His daughter carried on his work without hesitation. Her activities include calling out the regime for the abuses of power and terror tactics it supposedly abandoned when Obama implemented his liberalized policy.

Rosa Maria has been subjected to some police harassment herself, and not just by Cuban police. She says she was subjected to unusual scrutiny and then threatened with deportation to Cuba by Panamanian police in 2015 because they feared she would cause a riot at the Summit of the Americas, which Cuba wanted to keep free of Cuban dissidents. The Panamanian government later apologized to her for what it called a “bureaucratic mistake.”

Sylvia Iriondo: The president of a group called Mothers and Women Against Repression, Iriondo was incensed at claims by Cuban-American supporters of Obama’s policy that Cuba had changed and should be supported for liberalizing.

“With all due respect, where have they been these past 56 years? If they are part of our community, they must have felt the pain of thousands of Cubans who were victims of arbitrary human rights violations by a regime intent on maintaining its grip on power via repression and terror,” she wrote at the Miami Herald in December 2015.

She wondered how any member of the Cuban-American community could fail to see that the Castro regime was still killing its opponents, driving families to escape the island, and using totalitarian tactics to retain power.

“These gentlemen are not my fellow Cuban Americans,” she declared.

Iriondo was angered by the way President Obama’s supporters were ready to forget about all those who “have given their lives for freedom or have died in the pursuit of freedom,” as she said at an event commemorating the Castro regime’s victims.

Luis Haza: Born in Cuba, violinist Luis Haza was a child prodigy who began performing at the age of 11. His father was murdered by Fidel Castro when he was a child for the crime of supporting democracy and the mistake of thinking Castro would deliver it. He refused international scholarship offers to study with some of the world’s greatest violinists, telling a Cuban official: “No, but if you send me to the United States, I will go.” His family eventually fled Cuba for Spain, and then came to America.

“I had so much emotion pent up that music became my obsession. Since I could not express my feelings verbally, violin became my way of expression,” he said in a 2003 interview. He is now able to express those feelings verbally, musically, and through tireless education and activism in the cause of freedom.

As President Trump said during his introduction of Haza in Miami on Friday, he was forced at gunpoint to play music after refusing to participate in a command performance for Raul Castro, so he played the American national anthem, which he also performed before Trump’s address.

“You could hear a pin drop. I finished playing, and nobody knew what to do,” he said of that boyhood act of defiance against Castro’s evil.

Jorge Luis Garcia Perez and Bertha Antunez: Jorge Luis Garcia Perez, who often goes by the name “Antunez,” was arrested in 1990 at the age of 24 for protesting the Castro regime and its discrimination against the Afro-Cuban minority. His five-year sentence ended up lasting for 17 years, thanks to such acts of defiance as refusing to attend “re-education” sessions.
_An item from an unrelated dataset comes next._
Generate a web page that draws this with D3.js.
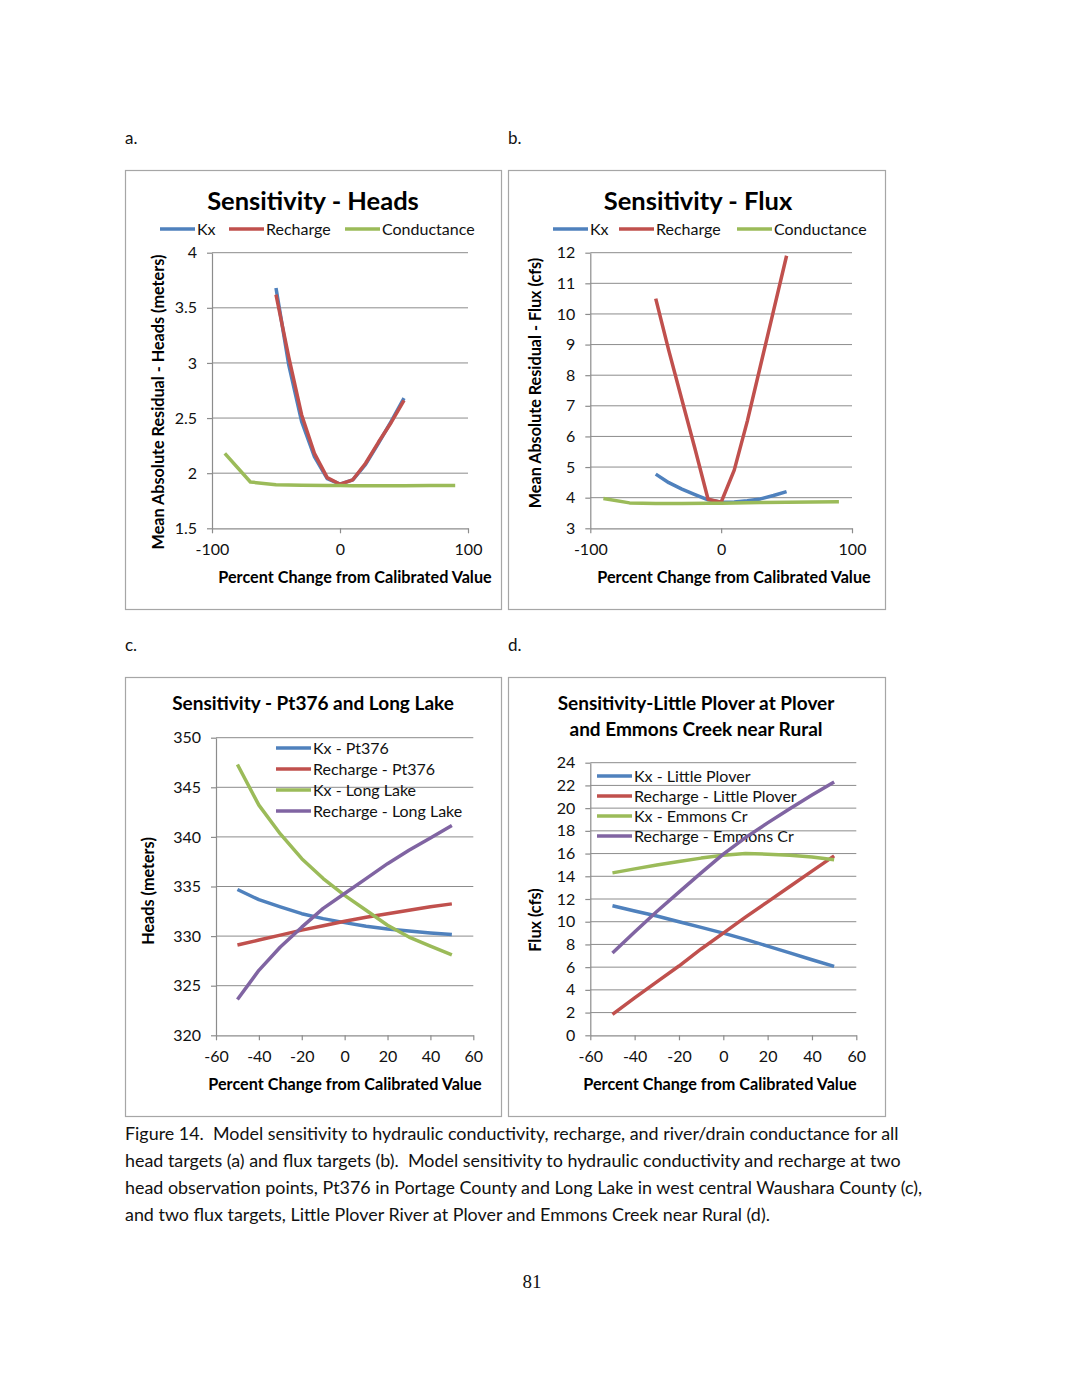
<!DOCTYPE html>
<html>
<head>
<meta charset="utf-8">
<script src="https://cdn.jsdelivr.net/npm/d3@7"></script>
<style>
  body { margin: 0; background: #fff; }
  svg { display: block; }
  text { white-space: pre; }
</style>
</head>
<body>
<svg width="1066" height="1380"></svg>
<script>
// ---- data ----
const pctMain = [-50, -40, -30, -20, -10, 0, 10, 20, 30, 40, 50];
const pctCond = [-90, -70, -50, -30, -10, 0, 10, 30, 50, 70, 90];

// a. Sensitivity - Heads (mean absolute residual, meters)
const headsKx = [3.68, 2.98, 2.47, 2.15, 1.95, 1.9, 1.94, 2.08, 2.27, 2.47, 2.68];
const headsRecharge = [3.62, 3.05, 2.53, 2.18, 1.96, 1.9, 1.94, 2.09, 2.28, 2.46, 2.66];
const headsCond = [2.18, 1.92, 1.895, 1.89, 1.888, 1.888, 1.887, 1.887, 1.887, 1.888, 1.888];

// b. Sensitivity - Flux (mean absolute residual, cfs)
const fluxKx = [4.77, 4.49, 4.28, 4.1, 3.93, 3.85, 3.86, 3.9, 3.96, 4.07, 4.2];
const fluxRecharge = [10.5, 8.8, 7.2, 5.6, 3.95, 3.85, 4.9, 6.5, 8.3, 10.1, 11.9];
const fluxCond = [3.97, 3.83, 3.81, 3.81, 3.82, 3.82, 3.83, 3.84, 3.85, 3.86, 3.87];

// c. Pt376 and Long Lake heads (meters)
const pt376Kx = [334.7, 333.67, 332.94, 332.26, 331.76, 331.36, 330.99, 330.72, 330.52, 330.32, 330.15];
const pt376Recharge = [329.1, 329.6, 330.1, 330.6, 331.05, 331.5, 331.9, 332.25, 332.6, 332.95, 333.25];
const longLakeKx = [347.3, 343.2, 340.3, 337.8, 335.8, 334.1, 332.6, 331.1, 329.9, 329.0, 328.1];
const longLakeRecharge = [323.6, 326.55, 328.9, 330.9, 332.8, 334.3, 335.8, 337.3, 338.65, 339.9, 341.15];

// d. Little Plover and Emmons Creek flux (cfs)
const ploverKx = [11.4, 10.95, 10.5, 10.0, 9.5, 9.0, 8.45, 7.85, 7.25, 6.65, 6.07];
const ploverRecharge = [1.85, 3.3, 4.7, 6.1, 7.6, 9.0, 10.4, 11.75, 13.1, 14.45, 15.8];
const emmonsKx = [14.3, 14.65, 15.0, 15.3, 15.6, 15.85, 16.0, 15.95, 15.85, 15.7, 15.45];
const emmonsRecharge = [7.25, 9.1, 10.9, 12.6, 14.3, 15.95, 17.4, 18.7, 19.95, 21.15, 22.3];

// ticks
const ticksX100 = [-100, 0, 100];
const ticksX60 = [-60, -40, -20, 0, 20, 40, 60];
const ticksHeads = [1.5, 2, 2.5, 3, 3.5, 4];
const ticksFlux = [3, 4, 5, 6, 7, 8, 9, 10, 11, 12];
const ticksHeadsC = [320, 325, 330, 335, 340, 345, 350];
const ticksFluxD = [0, 2, 4, 6, 8, 10, 12, 14, 16, 18, 20, 22, 24];

const captionLines = [
  "Figure 14.  Model sensitivity to hydraulic conductivity, recharge, and river/drain conductance for all",
  "head targets (a) and flux targets (b).  Model sensitivity to hydraulic conductivity and recharge at two",
  "head observation points, Pt376 in Portage County and Long Lake in west central Waushara County (c),",
  "and two flux targets, Little Plover River at Plover and Emmons Creek near Rural (d)."
];

const BLUE = "#4f81bd", RED = "#c0504d", GREEN = "#9bbb59", PURPLE = "#8064a2";
const FONT = "Lato, 'Open Sans', sans-serif";
const tickFmt = d => String(d); // plain hyphen minus, no trailing zeros

const svg = d3.select("svg");

function chart(c) {
  const g = svg.append("g");

  // outer frame
  g.append("rect")
    .attr("x", c.frame[0] + 0.5).attr("y", c.frame[1] + 0.5)
    .attr("width", c.frame[2]).attr("height", c.frame[3])
    .attr("fill", "#fff").attr("stroke", "#a6a6a6").attr("stroke-width", 1.2);

  const x = d3.scaleLinear().domain(c.xDomain).range([c.plot[0], c.plot[1]]);
  const y = d3.scaleLinear().domain(c.yDomain).range([c.plot[3], c.plot[2]]);

  // horizontal gridlines
  g.append("g").selectAll("line").data(c.yTicks.slice(1)).enter().append("line")
    .attr("x1", c.plot[0]).attr("x2", c.plot[1])
    .attr("y1", d => y(d)).attr("y2", d => y(d))
    .attr("stroke", "#8c8c8c").attr("stroke-width", 1);

  // axes
  const yAxis = g.append("g").attr("transform", "translate(" + c.plot[0] + ",0)")
    .call(d3.axisLeft(y).tickValues(c.yTicks).tickFormat(tickFmt)
      .tickSize(5).tickSizeOuter(0).tickPadding(10));
  const xAxis = g.append("g").attr("transform", "translate(0," + c.plot[3] + ")")
    .call(d3.axisBottom(x).tickValues(c.xTicks).tickFormat(tickFmt)
      .tickSize(5).tickSizeOuter(0).tickPadding(10));
  [xAxis, yAxis].forEach(a => {
    a.select(".domain").attr("stroke", "#8c8c8c").attr("stroke-width", 1.2);
    a.selectAll(".tick line").attr("stroke", "#8c8c8c").attr("stroke-width", 1.2);
    a.selectAll("text").attr("font-family", FONT).attr("font-size", 16).attr("fill", "#111");
  });

  // titles
  c.title.forEach((t, i) => {
    g.append("text")
      .attr("x", c.titleX).attr("y", c.titleY + i * 26)
      .attr("text-anchor", "middle")
      .attr("font-family", FONT).attr("font-weight", 700)
      .attr("font-size", c.titleSize).attr("fill", "#000")
      .text(t);
  });

  g.append("text")
    .attr("x", c.xLabel[0]).attr("y", c.xLabel[1])
    .attr("text-anchor", "middle")
    .attr("font-family", FONT).attr("font-weight", 700).attr("font-size", 16.2)
    .text("Percent Change from Calibrated Value");

  g.append("text")
    .attr("transform", "translate(" + c.yLabel[0] + "," + c.yLabel[1] + ") rotate(-90)")
    .attr("text-anchor", "middle")
    .attr("font-family", FONT).attr("font-weight", 700).attr("font-size", 16.2)
    .text(c.yLabel[2]);

  // legend
  c.series.forEach((s, i) => {
    const lx = c.legend[i][0], ly = c.legend[i][1];
    g.append("line")
      .attr("x1", lx).attr("x2", lx + 35).attr("y1", ly).attr("y2", ly)
      .attr("stroke", s.color).attr("stroke-width", 3.5);
    g.append("text")
      .attr("x", lx + 37).attr("y", ly).attr("dy", "0.35em")
      .attr("font-family", FONT).attr("font-size", 16).attr("fill", "#111")
      .text(s.name);
  });

  // lines
  const line = d3.line().x(d => x(d[0])).y(d => y(d[1]));
  c.series.forEach(s => {
    g.append("path")
      .datum(d3.zip(s.x, s.y))
      .attr("fill", "none").attr("stroke", s.color)
      .attr("stroke-width", 3.5).attr("stroke-linejoin", "round")
      .attr("d", line);
  });
}

chart({
  frame: [125, 170, 376, 439], plot: [212, 468, 252.7, 528.3],
  xDomain: [-100, 100], yDomain: [1.5, 4], xTicks: ticksX100, yTicks: ticksHeads,
  title: ["Sensitivity - Heads"], titleX: 313, titleY: 210, titleSize: 25.5,
  xLabel: [355, 583], yLabel: [164, 402, "Mean Absolute Residual - Heads (meters)"],
  legend: [[160, 229], [229, 229], [345, 229]],
  series: [
    { name: "Kx", color: BLUE, x: pctMain, y: headsKx },
    { name: "Recharge", color: RED, x: pctMain, y: headsRecharge },
    { name: "Conductance", color: GREEN, x: pctCond, y: headsCond }
  ]
});

chart({
  frame: [508, 170, 377, 439], plot: [590.3, 852, 252.7, 528.3],
  xDomain: [-100, 100], yDomain: [3, 12], xTicks: ticksX100, yTicks: ticksFlux,
  title: ["Sensitivity - Flux"], titleX: 698, titleY: 210, titleSize: 25.5,
  xLabel: [734, 583], yLabel: [541, 383, "Mean Absolute Residual - Flux (cfs)"],
  legend: [[553, 229], [619, 229], [737, 229]],
  series: [
    { name: "Kx", color: BLUE, x: pctMain, y: fluxKx },
    { name: "Recharge", color: RED, x: pctMain, y: fluxRecharge },
    { name: "Conductance", color: GREEN, x: pctCond, y: fluxCond }
  ]
});

chart({
  frame: [125, 677, 376, 439], plot: [216, 473.3, 737.7, 1035.3],
  xDomain: [-60, 60], yDomain: [320, 350], xTicks: ticksX60, yTicks: ticksHeadsC,
  title: ["Sensitivity - Pt376 and Long Lake"], titleX: 313, titleY: 710, titleSize: 19,
  xLabel: [345, 1090], yLabel: [154, 891, "Heads (meters)"],
  legend: [[276, 748], [276, 769], [276, 790], [276, 811]],
  series: [
    { name: "Kx - Pt376", color: BLUE, x: pctMain, y: pt376Kx },
    { name: "Recharge - Pt376", color: RED, x: pctMain, y: pt376Recharge },
    { name: "Kx - Long Lake", color: GREEN, x: pctMain, y: longLakeKx },
    { name: "Recharge - Long Lake", color: PURPLE, x: pctMain, y: longLakeRecharge }
  ]
});

chart({
  frame: [508, 677, 377, 439], plot: [590.3, 856.3, 762.7, 1035.3],
  xDomain: [-60, 60], yDomain: [0, 24], xTicks: ticksX60, yTicks: ticksFluxD,
  title: ["Sensitivity-Little Plover at Plover", "and Emmons Creek near Rural"],
  titleX: 696, titleY: 710, titleSize: 19,
  xLabel: [720, 1090], yLabel: [541, 920, "Flux (cfs)"],
  legend: [[597, 776], [597, 796], [597, 816], [597, 836]],
  series: [
    { name: "Kx - Little Plover", color: BLUE, x: pctMain, y: ploverKx },
    { name: "Recharge - Little Plover", color: RED, x: pctMain, y: ploverRecharge },
    { name: "Kx - Emmons Cr", color: GREEN, x: pctMain, y: emmonsKx },
    { name: "Recharge - Emmons Cr", color: PURPLE, x: pctMain, y: emmonsRecharge }
  ]
});

// panel letters
[["a.", 125, 144], ["b.", 508, 144], ["c.", 125, 651], ["d.", 508, 651]].forEach(p => {
  svg.append("text").attr("x", p[1]).attr("y", p[2])
    .attr("font-family", FONT).attr("font-size", 17).attr("fill", "#111")
    .text(p[0]);
});

// caption
svg.append("g").selectAll("text").data(captionLines).enter().append("text")
  .attr("x", 125).attr("y", (d, i) => 1140 + i * 27)
  .attr("font-family", FONT).attr("font-size", 17.9).attr("fill", "#111")
  .text(d => d);

svg.append("text").attr("x", 532).attr("y", 1288)
  .attr("text-anchor", "middle")
  .attr("font-family", "'Liberation Serif', serif").attr("font-size", 19).attr("fill", "#111")
  .text("81");
</script>
</body>
</html>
He wrote that “like many young Cubans, I have wasted my best years in prison, charged with the sole crime of not sharing the government’s ideology.”

His sister Bertha Antunez strenuously objected to President Obama’s normalization of relations with Cuba, signing an open letter calling it “little more than a string of unilateral concessions to a totalitarian dictatorship that has tirelessly repressed the Cuban people for the past 56 years.”

“This has been a year of repression and jailings in Cuba,” she said in 2015. “The repression has increased in Cuba because the government believes that it can repress anytime and nothing happens. On the contrary, they have recognized us as a legitimate government.”

Bertha Antunez was chosen to collect an award from the National Endowment for Democracy on behalf of a group of Cuban dissidents, including her father, in 2009. President Obama did not meet with her or issue a message of support to the group she represented, despite two weeks’ advance notice. The Obama White House responded to media inquiries about the snub by claiming it was a clerical error.